## Data block
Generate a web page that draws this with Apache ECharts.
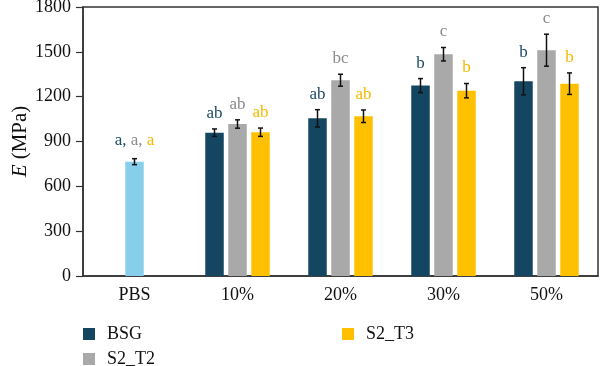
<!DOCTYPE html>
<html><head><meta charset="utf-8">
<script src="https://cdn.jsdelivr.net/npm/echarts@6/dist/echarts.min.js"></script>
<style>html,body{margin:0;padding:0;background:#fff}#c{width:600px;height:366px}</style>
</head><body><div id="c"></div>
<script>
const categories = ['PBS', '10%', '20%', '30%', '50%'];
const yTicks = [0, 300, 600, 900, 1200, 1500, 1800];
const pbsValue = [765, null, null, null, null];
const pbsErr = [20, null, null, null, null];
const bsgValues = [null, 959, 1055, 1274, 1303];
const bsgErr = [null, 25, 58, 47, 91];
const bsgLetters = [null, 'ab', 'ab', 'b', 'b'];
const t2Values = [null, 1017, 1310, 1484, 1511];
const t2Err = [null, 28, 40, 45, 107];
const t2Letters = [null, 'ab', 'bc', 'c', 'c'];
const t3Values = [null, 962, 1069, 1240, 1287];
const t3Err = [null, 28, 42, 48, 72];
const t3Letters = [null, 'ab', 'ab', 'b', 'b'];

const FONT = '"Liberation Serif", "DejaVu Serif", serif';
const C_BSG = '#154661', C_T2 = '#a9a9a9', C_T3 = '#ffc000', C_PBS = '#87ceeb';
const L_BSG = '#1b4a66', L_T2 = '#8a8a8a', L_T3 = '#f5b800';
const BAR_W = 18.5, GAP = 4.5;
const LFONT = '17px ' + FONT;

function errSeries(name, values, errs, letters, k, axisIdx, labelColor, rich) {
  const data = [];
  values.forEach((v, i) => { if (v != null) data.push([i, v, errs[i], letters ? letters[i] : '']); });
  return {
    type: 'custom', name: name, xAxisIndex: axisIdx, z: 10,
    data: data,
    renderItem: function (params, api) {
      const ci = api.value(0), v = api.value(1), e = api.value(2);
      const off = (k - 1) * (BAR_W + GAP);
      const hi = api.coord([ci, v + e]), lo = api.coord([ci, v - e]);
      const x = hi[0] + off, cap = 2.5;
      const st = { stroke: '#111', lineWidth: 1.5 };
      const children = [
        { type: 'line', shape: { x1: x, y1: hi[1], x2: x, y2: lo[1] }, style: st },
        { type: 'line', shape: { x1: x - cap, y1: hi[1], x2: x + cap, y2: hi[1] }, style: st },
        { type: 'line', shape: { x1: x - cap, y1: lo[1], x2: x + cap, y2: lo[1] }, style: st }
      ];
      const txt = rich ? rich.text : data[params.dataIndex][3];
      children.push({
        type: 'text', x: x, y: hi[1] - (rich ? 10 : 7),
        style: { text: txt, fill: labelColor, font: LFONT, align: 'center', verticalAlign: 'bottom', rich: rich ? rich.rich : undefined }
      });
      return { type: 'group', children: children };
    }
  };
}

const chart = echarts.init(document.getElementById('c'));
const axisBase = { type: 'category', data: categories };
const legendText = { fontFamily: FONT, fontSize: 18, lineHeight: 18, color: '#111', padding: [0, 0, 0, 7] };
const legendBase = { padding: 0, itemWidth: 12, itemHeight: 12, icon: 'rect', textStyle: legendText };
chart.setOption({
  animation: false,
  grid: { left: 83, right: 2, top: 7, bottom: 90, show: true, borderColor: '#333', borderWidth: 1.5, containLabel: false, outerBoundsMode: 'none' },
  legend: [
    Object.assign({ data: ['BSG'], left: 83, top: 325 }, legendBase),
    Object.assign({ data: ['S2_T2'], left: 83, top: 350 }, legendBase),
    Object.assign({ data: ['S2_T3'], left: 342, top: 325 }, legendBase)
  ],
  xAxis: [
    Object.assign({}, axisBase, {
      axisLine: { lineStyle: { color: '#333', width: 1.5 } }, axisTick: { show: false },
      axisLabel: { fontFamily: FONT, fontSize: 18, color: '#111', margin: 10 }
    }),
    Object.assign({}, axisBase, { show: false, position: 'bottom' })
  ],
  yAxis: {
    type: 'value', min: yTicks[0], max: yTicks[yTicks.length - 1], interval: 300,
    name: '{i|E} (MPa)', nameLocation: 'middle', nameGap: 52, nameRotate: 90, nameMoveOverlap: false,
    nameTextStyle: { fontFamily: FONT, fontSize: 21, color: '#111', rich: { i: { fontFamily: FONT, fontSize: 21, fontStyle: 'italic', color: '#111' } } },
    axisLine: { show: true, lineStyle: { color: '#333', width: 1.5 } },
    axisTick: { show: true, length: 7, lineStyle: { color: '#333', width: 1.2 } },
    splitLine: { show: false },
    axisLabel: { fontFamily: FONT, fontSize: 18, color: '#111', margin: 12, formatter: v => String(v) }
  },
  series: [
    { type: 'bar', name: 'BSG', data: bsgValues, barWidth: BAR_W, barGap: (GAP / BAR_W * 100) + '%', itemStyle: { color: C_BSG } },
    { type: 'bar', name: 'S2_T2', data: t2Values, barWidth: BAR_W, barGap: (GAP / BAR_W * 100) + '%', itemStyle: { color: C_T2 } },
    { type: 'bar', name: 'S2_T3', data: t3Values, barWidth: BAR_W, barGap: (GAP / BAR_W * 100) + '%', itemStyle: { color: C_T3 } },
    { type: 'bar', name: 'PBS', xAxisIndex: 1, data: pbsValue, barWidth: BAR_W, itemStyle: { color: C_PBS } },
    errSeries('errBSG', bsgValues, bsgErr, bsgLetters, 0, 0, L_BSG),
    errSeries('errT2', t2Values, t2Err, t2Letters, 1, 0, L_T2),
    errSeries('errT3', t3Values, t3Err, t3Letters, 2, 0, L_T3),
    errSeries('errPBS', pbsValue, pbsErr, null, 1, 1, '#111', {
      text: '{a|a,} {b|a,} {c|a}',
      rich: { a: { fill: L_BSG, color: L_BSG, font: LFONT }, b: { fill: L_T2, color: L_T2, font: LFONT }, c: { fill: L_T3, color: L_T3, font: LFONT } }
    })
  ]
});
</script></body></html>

## Objective
Reproduce the material above in full, exactly, with no images.

## Correct result
Generate a web page that draws this with Apache ECharts.
<!DOCTYPE html>
<html><head><meta charset="utf-8">
<script src="https://cdn.jsdelivr.net/npm/echarts@6/dist/echarts.min.js"></script>
<style>html,body{margin:0;padding:0;background:#fff}#c{width:600px;height:366px}</style>
</head><body><div id="c"></div>
<script>
const categories = ['PBS', '10%', '20%', '30%', '50%'];
const yTicks = [0, 300, 600, 900, 1200, 1500, 1800];
const pbsValue = [765, null, null, null, null];
const pbsErr = [20, null, null, null, null];
const bsgValues = [null, 959, 1055, 1274, 1303];
const bsgErr = [null, 25, 58, 47, 91];
const bsgLetters = [null, 'ab', 'ab', 'b', 'b'];
const t2Values = [null, 1017, 1310, 1484, 1511];
const t2Err = [null, 28, 40, 45, 107];
const t2Letters = [null, 'ab', 'bc', 'c', 'c'];
const t3Values = [null, 962, 1069, 1240, 1287];
const t3Err = [null, 28, 42, 48, 72];
const t3Letters = [null, 'ab', 'ab', 'b', 'b'];

const FONT = '"Liberation Serif", "DejaVu Serif", serif';
const C_BSG = '#154661', C_T2 = '#a9a9a9', C_T3 = '#ffc000', C_PBS = '#87ceeb';
const L_BSG = '#1b4a66', L_T2 = '#8a8a8a', L_T3 = '#f5b800';
const BAR_W = 18.5, GAP = 4.5;
const LFONT = '17px ' + FONT;

function errSeries(name, values, errs, letters, k, axisIdx, labelColor, rich) {
  const data = [];
  values.forEach((v, i) => { if (v != null) data.push([i, v, errs[i], letters ? letters[i] : '']); });
  return {
    type: 'custom', name: name, xAxisIndex: axisIdx, z: 10,
    data: data,
    renderItem: function (params, api) {
      const ci = api.value(0), v = api.value(1), e = api.value(2);
      const off = (k - 1) * (BAR_W + GAP);
      const hi = api.coord([ci, v + e]), lo = api.coord([ci, v - e]);
      const x = hi[0] + off, cap = 2.5;
      const st = { stroke: '#111', lineWidth: 1.5 };
      const children = [
        { type: 'line', shape: { x1: x, y1: hi[1], x2: x, y2: lo[1] }, style: st },
        { type: 'line', shape: { x1: x - cap, y1: hi[1], x2: x + cap, y2: hi[1] }, style: st },
        { type: 'line', shape: { x1: x - cap, y1: lo[1], x2: x + cap, y2: lo[1] }, style: st }
      ];
      const txt = rich ? rich.text : data[params.dataIndex][3];
      children.push({
        type: 'text', x: x, y: hi[1] - (rich ? 10 : 7),
        style: { text: txt, fill: labelColor, font: LFONT, align: 'center', verticalAlign: 'bottom', rich: rich ? rich.rich : undefined }
      });
      return { type: 'group', children: children };
    }
  };
}

const chart = echarts.init(document.getElementById('c'));
const axisBase = { type: 'category', data: categories };
const legendText = { fontFamily: FONT, fontSize: 18, lineHeight: 18, color: '#111', padding: [0, 0, 0, 7] };
const legendBase = { padding: 0, itemWidth: 12, itemHeight: 12, icon: 'rect', textStyle: legendText };
chart.setOption({
  animation: false,
  grid: { left: 83, right: 2, top: 7, bottom: 90, show: true, borderColor: '#333', borderWidth: 1.5, containLabel: false, outerBoundsMode: 'none' },
  legend: [
    Object.assign({ data: ['BSG'], left: 83, top: 325 }, legendBase),
    Object.assign({ data: ['S2_T2'], left: 83, top: 350 }, legendBase),
    Object.assign({ data: ['S2_T3'], left: 342, top: 325 }, legendBase)
  ],
  xAxis: [
    Object.assign({}, axisBase, {
      axisLine: { lineStyle: { color: '#333', width: 1.5 } }, axisTick: { show: false },
      axisLabel: { fontFamily: FONT, fontSize: 18, color: '#111', margin: 10 }
    }),
    Object.assign({}, axisBase, { show: false, position: 'bottom' })
  ],
  yAxis: {
    type: 'value', min: yTicks[0], max: yTicks[yTicks.length - 1], interval: 300,
    name: '{i|E} (MPa)', nameLocation: 'middle', nameGap: 52, nameRotate: 90, nameMoveOverlap: false,
    nameTextStyle: { fontFamily: FONT, fontSize: 21, color: '#111', rich: { i: { fontFamily: FONT, fontSize: 21, fontStyle: 'italic', color: '#111' } } },
    axisLine: { show: true, lineStyle: { color: '#333', width: 1.5 } },
    axisTick: { show: true, length: 7, lineStyle: { color: '#333', width: 1.2 } },
    splitLine: { show: false },
    axisLabel: { fontFamily: FONT, fontSize: 18, color: '#111', margin: 12, formatter: v => String(v) }
  },
  series: [
    { type: 'bar', name: 'BSG', data: bsgValues, barWidth: BAR_W, barGap: (GAP / BAR_W * 100) + '%', itemStyle: { color: C_BSG } },
    { type: 'bar', name: 'S2_T2', data: t2Values, barWidth: BAR_W, barGap: (GAP / BAR_W * 100) + '%', itemStyle: { color: C_T2 } },
    { type: 'bar', name: 'S2_T3', data: t3Values, barWidth: BAR_W, barGap: (GAP / BAR_W * 100) + '%', itemStyle: { color: C_T3 } },
    { type: 'bar', name: 'PBS', xAxisIndex: 1, data: pbsValue, barWidth: BAR_W, itemStyle: { color: C_PBS } },
    errSeries('errBSG', bsgValues, bsgErr, bsgLetters, 0, 0, L_BSG),
    errSeries('errT2', t2Values, t2Err, t2Letters, 1, 0, L_T2),
    errSeries('errT3', t3Values, t3Err, t3Letters, 2, 0, L_T3),
    errSeries('errPBS', pbsValue, pbsErr, null, 1, 1, '#111', {
      text: '{a|a,} {b|a,} {c|a}',
      rich: { a: { fill: L_BSG, color: L_BSG, font: LFONT }, b: { fill: L_T2, color: L_T2, font: LFONT }, c: { fill: L_T3, color: L_T3, font: LFONT } }
    })
  ]
});
</script></body></html>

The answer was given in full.